[BEGIN]

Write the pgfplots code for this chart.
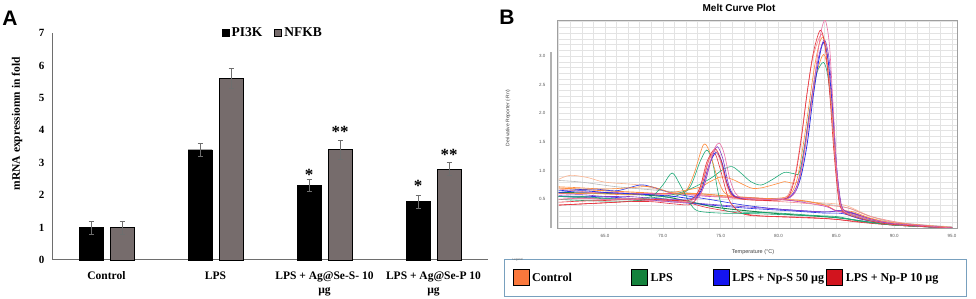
\documentclass[border=0pt]{standalone}
\usepackage{fontspec}
\setmainfont{Liberation Serif}
\newfontfamily\arialf{Liberation Sans}
\usepackage{pgfplots}
\pgfplotsset{compat=1.18}
\definecolor{barg}{RGB}{118,108,108}
\definecolor{errg}{RGB}{110,110,110}
\definecolor{cOr}{RGB}{255,140,60}
\definecolor{cOrL}{RGB}{250,180,145}
\definecolor{cGr}{RGB}{30,170,120}
\definecolor{cGrD}{RGB}{20,130,70}
\definecolor{cBl}{RGB}{40,50,230}
\definecolor{cPu}{RGB}{130,60,200}
\definecolor{cRe}{RGB}{230,50,60}
\definecolor{cPk}{RGB}{235,110,165}
\definecolor{cMa}{RGB}{200,60,190}
\definecolor{cGy}{RGB}{185,185,185}
\definecolor{cSa}{RGB}{245,140,140}
\definecolor{lgOr}{RGB}{250,120,60}
\definecolor{lgGr}{RGB}{20,130,60}
\definecolor{lgBl}{RGB}{20,20,240}
\definecolor{lgRe}{RGB}{210,20,30}
\definecolor{lgBox}{RGB}{120,160,190}
\begin{document}
\begin{tikzpicture}[x=1pt,y=1pt]
\path[use as bounding box] (0,0) rectangle (976,299);
\node[font=\arialf\bfseries\fontsize{21}{21}\selectfont] at (10,281) {A};
\node[font=\arialf\bfseries\fontsize{21}{21}\selectfont] at (507,282) {B};
% ---------------- Panel A ----------------
\begin{axis}[name=A, at={(52pt,39pt)}, anchor=south west, scale only axis,
  width=436pt, height=227pt,
  xmin=-0.5, xmax=3.5, ymin=0, ymax=7,
  axis lines=left, axis line style={errg, line width=1pt, -},
  ybar, bar width=24pt,
  ytick={0,1,...,7}, xtick={0,1,2,3},
  xticklabels={Control, LPS, {LPS + Ag@Se-S- 10\\µg}, {LPS + Ag@Se-P 10\\µg}},
  major tick length=0pt,
  /pgf/number format/assume math mode=true,
  yticklabel style={font=\bfseries\fontsize{11}{11}\selectfont, xshift=-4pt},
  xticklabel style={font=\bfseries\fontsize{11.5}{14}\selectfont, align=center, yshift=-8pt},
  ylabel={mRNA expressiomn in fold},
  ylabel style={font=\bfseries\fontsize{11.5}{12}\selectfont, at={(axis description cs:-0.08,0.6)}, anchor=center},
  legend columns=2,
  legend style={draw=none, fill=none, at={(0.507,1.0)}, anchor=center,
     font=\bfseries\fontsize{13.5}{14}\selectfont,
     /tikz/every even column/.append style={column sep=10pt}},
  legend image code/.code={\draw[#1, draw=black] (0pt,-3.5pt) rectangle (7pt,3.5pt);},
  clip=false]
\addplot[fill=black, draw=black, bar shift=-15.5pt,
  error bars/.cd, y dir=both, y explicit,
  error bar style={errg, line width=0.8pt},
  error mark options={errg, rotate=90, mark size=2.5pt, line width=0.8pt}]
  coordinates {(0,1.0) +- (0,0.2) (1,3.4) +- (0,0.2) (2,2.3) +- (0,0.2) (3,1.8) +- (0,0.2)};
\addplot[fill=barg, draw=black, line width=0.8pt, bar shift=15.5pt,
  error bars/.cd, y dir=both, y explicit,
  error bar style={errg, line width=0.8pt},
  error mark options={errg, rotate=90, mark size=2.5pt, line width=0.8pt}]
  coordinates {(0,1.0) +- (0,0.2) (1,5.6) +- (0,0.3) (2,3.4) +- (0,0.3) (3,2.8) +- (0,0.2)};
\legend{PI3K, NFKB}
\node[font=\bfseries\fontsize{17}{17}\selectfont] at ([xshift=-15.5pt]axis cs:2,2.62) {*};
\node[font=\bfseries\fontsize{17}{17}\selectfont] at ([xshift=-15.5pt]axis cs:3,2.29) {*};
\node[font=\bfseries\fontsize{17}{17}\selectfont] at ([xshift=15.5pt]axis cs:2,3.96) {**};
\node[font=\bfseries\fontsize{17}{17}\selectfont] at ([xshift=15.5pt]axis cs:3,3.24) {**};
\end{axis}
% ---------------- Panel B ----------------
\begin{axis}[name=B, at={(557pt,71pt)}, anchor=south west, scale only axis,
  width=400pt, height=208pt,
  xmin=60.85, xmax=95.43, ymin=0, ymax=3.63,
  axis line style={gray!75, line width=0.9pt},
  xtick={65,70,...,95}, ytick={0.5,1.0,...,3.0},
  minor xtick={61,62,...,95}, minor ytick={0.1,0.2,...,3.6},
  grid=both,
  major grid style={gray!22, line width=0.6pt},
  minor grid style={gray!22, line width=0.6pt},
  tick style={draw=none}, major tick length=0pt, minor tick length=0pt,
  /pgf/number format/assume math mode=true,
  /pgf/number format/fixed, /pgf/number format/fixed zerofill, /pgf/number format/precision=1,
  ticklabel style={font=\arialf\fontsize{4.5}{5}\selectfont, text=black!65},
  yticklabel style={xshift=-8pt},
  xticklabel style={yshift=-3pt},
  title={Melt Curve Plot},
  title style={font=\arialf\bfseries\fontsize{10}{10}\selectfont, at={(axis description cs:0.455,1.0)}, anchor=center, yshift=6pt},
  xlabel={Temperature (°C)},
  xlabel style={font=\arialf\fontsize{5.5}{6}\selectfont, text=black!75, at={(axis description cs:0.49,-0.115)}, anchor=center},
  ylabel={Derivative Reporter (-Rn')},
  ylabel style={font=\arialf\fontsize{5}{6}\selectfont, text=black!75, at={(axis description cs:-0.1225,0.53)}, anchor=center},
  legend columns=4,
  legend image code/.code={\fill[#1] (0pt,-8pt) rectangle (16pt,8pt);},
  legend style={at={(-0.1325,-0.149)}, anchor=north west, draw=lgBox, line width=1pt,
     inner xsep=8pt, inner ysep=10pt,
     font=\bfseries\fontsize{12}{12}\selectfont,
     nodes={inner xsep=3pt},
     /tikz/every even column/.append style={column sep=0pt}},
  legend cell align=left,
  every axis plot/.append style={line width=0.6pt, smooth, forget plot}]
% ---- low baseline curves ----
\addplot[cOrL] coordinates {(61,0.85)(62,0.92)(63.5,0.88)(65,0.8)(68,0.75)(70,0.65)(72,0.6)(75,0.55)(78,0.52)(80,0.5)(83,0.45)(85,0.42)(86,0.38)(88,0.2)(90,0.1)(92,0.05)(95,0.02)};
\addplot[cGy] coordinates {(61,0.83)(63,0.8)(66,0.72)(70,0.65)(73,0.6)(76,0.55)(80,0.5)(84,0.42)(86,0.35)(88,0.2)(90,0.1)(95,0.02)};
\addplot[cOr, line width=0.9pt] coordinates {(61,0.7)(65,0.65)(68,0.62)(70,0.6)(73,0.6)(76,0.55)(80,0.5)(82,0.48)(84,0.4)(85,0.3)(86,0.28)(88,0.16)(90,0.08)(95,0.0)};
\addplot[cBl] coordinates {(61,0.65)(64,0.68)(66,0.65)(68,0.75)(69,0.72)(71,0.6)(74,0.5)(77,0.4)(80,0.33)(84,0.28)(85.5,0.3)(87,0.18)(90,0.06)(95,0.0)};
\addplot[cPu] coordinates {(61,0.55)(65,0.52)(69,0.5)(72,0.45)(75,0.4)(80,0.33)(84,0.28)(85.5,0.3)(88,0.15)(90,0.07)(95,0.0)};
\addplot[cGrD, line width=0.9pt] coordinates {(61,0.62)(66,0.6)(70,0.55)(72.5,0.45)(75,0.35)(80,0.25)(85,0.18)(88,0.1)(91,0.05)(95,0.0)};
\addplot[cRe] coordinates {(61,0.4)(63,0.42)(66,0.45)(70,0.5)(72,0.45)(74,0.35)(78,0.22)(82,0.18)(85,0.15)(90,0.05)(95,0.0)};
\addplot[cMa] coordinates {(61,0.6)(65,0.62)(68,0.6)(71,0.6)(74,0.55)(78,0.52)(81,0.48)(84,0.38)(85,0.3)(87,0.2)(90,0.08)(95,0.0)};
\addplot[cSa] coordinates {(61,0.68)(64,0.62)(67,0.6)(70,0.58)(73,0.58)(77,0.5)(81,0.45)(84,0.4)(86,0.35)(88,0.2)(91,0.08)(95,0.01)};
\addplot[cBl] coordinates {(61,0.55)(64,0.55)(67,0.52)(70,0.47)(73,0.42)(77,0.35)(81,0.3)(84,0.26)(85.6,0.25)(88,0.12)(95,0.0)};
% ---- curves with 74 degree peak only ----
\addplot[cGr] coordinates {(61,0.5)(63,0.48)(65,0.47)(67,0.47)(69,0.5)(71,0.55)(72.3,0.7)(73.2,1.15)(73.8,1.36)(74.3,1.15)(74.8,0.6)(75.3,0.32)(76.5,0.28)(78.5,0.27)(80,0.26)(83,0.22)(85,0.18)(86,0.16)(88,0.1)(90,0.05)(95,0.0)};
\addplot[cRe] coordinates {(61,0.4)(63,0.42)(65,0.44)(67,0.46)(69,0.46)(71,0.42)(72.5,0.42)(73.3,0.7)(74,1.2)(74.5,1.3)(75,1.0)(75.7,0.5)(76.5,0.3)(77.5,0.22)(80,0.2)(83,0.18)(85,0.15)(87,0.1)(90,0.05)(95,0.0)};
\addplot[cGr] coordinates {(61,0.55)(63,0.55)(65,0.52)(67,0.5)(69,0.55)(70,0.75)(70.8,0.96)(71.5,0.75)(72.3,0.45)(73,0.3)(75,0.26)(78,0.25)(82,0.22)(85,0.2)(87,0.12)(90,0.05)(95,0.0)};
% ---- curves with main product peak ----
\addplot[cGr] coordinates {(61,0.55)(64,0.52)(67,0.5)(70,0.55)(72,0.65)(74,0.85)(75.2,1.02)(76,1.07)(76.8,0.95)(77.6,0.81)(78.5,0.75)(79.5,0.85)(80.5,0.97)(81.3,0.95)(81.8,0.97)(82.3,1.5)(82.8,2.2)(83.3,2.7)(83.9,2.89)(84.3,2.6)(84.7,1.8)(85.0,1.0)(85.3,0.5)(85.6,0.3)(86.5,0.22)(88,0.13)(90,0.06)(95,0.0)};
\addplot[cOr] coordinates {(61,0.6)(64,0.6)(67,0.58)(70,0.6)(73,0.7)(74,0.8)(75,0.89)(76,0.85)(77.6,0.7)(78.5,0.7)(80,0.78)(80.5,0.81)(81.7,0.81)(82.2,1.3)(82.7,2.0)(83.3,2.7)(83.9,3.03)(84.3,2.7)(84.7,1.8)(85.0,1.0)(85.3,0.5)(85.6,0.3)(86.5,0.26)(88,0.15)(90,0.07)(95,0.0)};
\addplot[cOr] coordinates {(61,0.72)(63,0.7)(65,0.68)(67,0.7)(69,0.72)(71,0.6)(72,0.65)(72.7,0.95)(73.5,1.45)(74,1.35)(74.6,0.95)(75.2,0.65)(76,0.55)(78,0.52)(80,0.52)(81,0.58)(81.6,0.85)(82.1,1.4)(82.6,2.1)(83.1,2.8)(83.5,3.2)(83.85,3.33)(84.2,3.05)(84.6,2.1)(84.95,1.1)(85.3,0.5)(85.6,0.32)(86.5,0.28)(88,0.17)(90,0.09)(95,0.01)};
\addplot[cBl, line width=0.8pt] coordinates {(61,0.62)(63,0.65)(65,0.62)(67,0.6)(69,0.58)(71,0.55)(72.5,0.52)(73.3,0.65)(74,1.1)(74.6,1.32)(75.1,1.15)(75.6,0.75)(76.2,0.55)(77.5,0.5)(79.5,0.5)(80.8,0.52)(81.5,0.65)(82,0.95)(82.5,1.5)(83,2.3)(83.5,2.95)(83.9,3.24)(84.3,2.9)(84.7,2.0)(85.0,1.1)(85.3,0.5)(85.6,0.3)(86.5,0.25)(88,0.15)(90,0.07)(95,0.0)};
\addplot[cPu] coordinates {(61,0.57)(63,0.58)(65,0.55)(67,0.55)(69,0.52)(71,0.5)(72.7,0.5)(73.5,0.7)(74.2,1.2)(74.7,1.42)(75.2,1.2)(75.7,0.75)(76.3,0.55)(78,0.5)(80,0.5)(81,0.55)(81.6,0.75)(82.1,1.2)(82.6,1.9)(83.1,2.6)(83.6,3.1)(84.0,3.28)(84.4,2.9)(84.75,1.9)(85.05,1.0)(85.35,0.5)(85.6,0.32)(86.5,0.26)(88,0.15)(90,0.07)(95,0.0)};
\addplot[cSa] coordinates {(61,0.5)(63,0.52)(65,0.5)(67,0.52)(69,0.5)(71,0.47)(72.5,0.48)(73.2,0.7)(73.9,1.15)(74.5,1.35)(75,1.15)(75.5,0.75)(76,0.55)(77,0.5)(79,0.5)(80.5,0.52)(81,0.65)(81.5,1.0)(82,1.65)(82.5,2.4)(83,3.0)(83.7,3.38)(84.1,3.1)(84.5,2.3)(84.85,1.3)(85.2,0.55)(85.6,0.3)(86.5,0.22)(88,0.13)(90,0.06)(95,0.0)};
\addplot[cRe] coordinates {(61,0.45)(63,0.47)(65,0.48)(67,0.5)(69,0.5)(71,0.48)(72.5,0.5)(73.2,0.7)(73.8,1.15)(74.5,1.38)(75,1.2)(75.5,0.8)(76,0.57)(77,0.5)(79,0.48)(80.5,0.5)(81,0.6)(81.5,0.95)(82,1.6)(82.5,2.4)(83,3.05)(83.6,3.45)(84.0,3.2)(84.4,2.4)(84.8,1.3)(85.2,0.5)(85.6,0.28)(86.5,0.2)(88,0.12)(90,0.06)(95,0.0)};
\addplot[cPk] coordinates {(61,0.5)(63,0.52)(65,0.5)(67,0.5)(69,0.48)(71,0.45)(72.5,0.45)(73.3,0.6)(74,1.1)(74.5,1.4)(74.9,1.48)(75.3,1.3)(75.8,0.85)(76.3,0.6)(77,0.52)(79,0.5)(80.5,0.5)(81.3,0.58)(81.8,0.85)(82.3,1.4)(82.8,2.1)(83.3,2.9)(83.7,3.45)(84.05,3.62)(84.4,3.2)(84.7,2.2)(85.0,1.1)(85.3,0.5)(85.6,0.3)(86.5,0.24)(88,0.15)(90,0.08)(92,0.05)(95,0.0)};
% ---- legend ----
\addlegendimage{fill=lgOr}\addlegendentry{\makebox[96pt][l]{Control}}
\addlegendimage{fill=lgGr}\addlegendentry{\makebox[59pt][l]{LPS}}
\addlegendimage{fill=lgBl}\addlegendentry{\makebox[91pt][l]{LPS + Np-S 50 µg}}
\addlegendimage{fill=lgRe}\addlegendentry{\makebox[110pt][l]{LPS + Np-P 10 µg}}
\end{axis}
\draw[gray!60, line width=1.2pt] ([xshift=-6pt]B.south west) -- ++(0,176pt);
\node[font=\arialf\fontsize{3}{3}\selectfont, text=black!60, anchor=west] at (509,39) {Legend};
\end{tikzpicture}
\end{document}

[END]

Exercise goal. Copy every line of the listing that includes the string "code".

Response.
Write the pgfplots code for this chart.
  legend image code/.code={\draw[#1, draw=black] (0pt,-3.5pt) rectangle (7pt,3.5pt);},
  legend image code/.code={\fill[#1] (0pt,-8pt) rectangle (16pt,8pt);},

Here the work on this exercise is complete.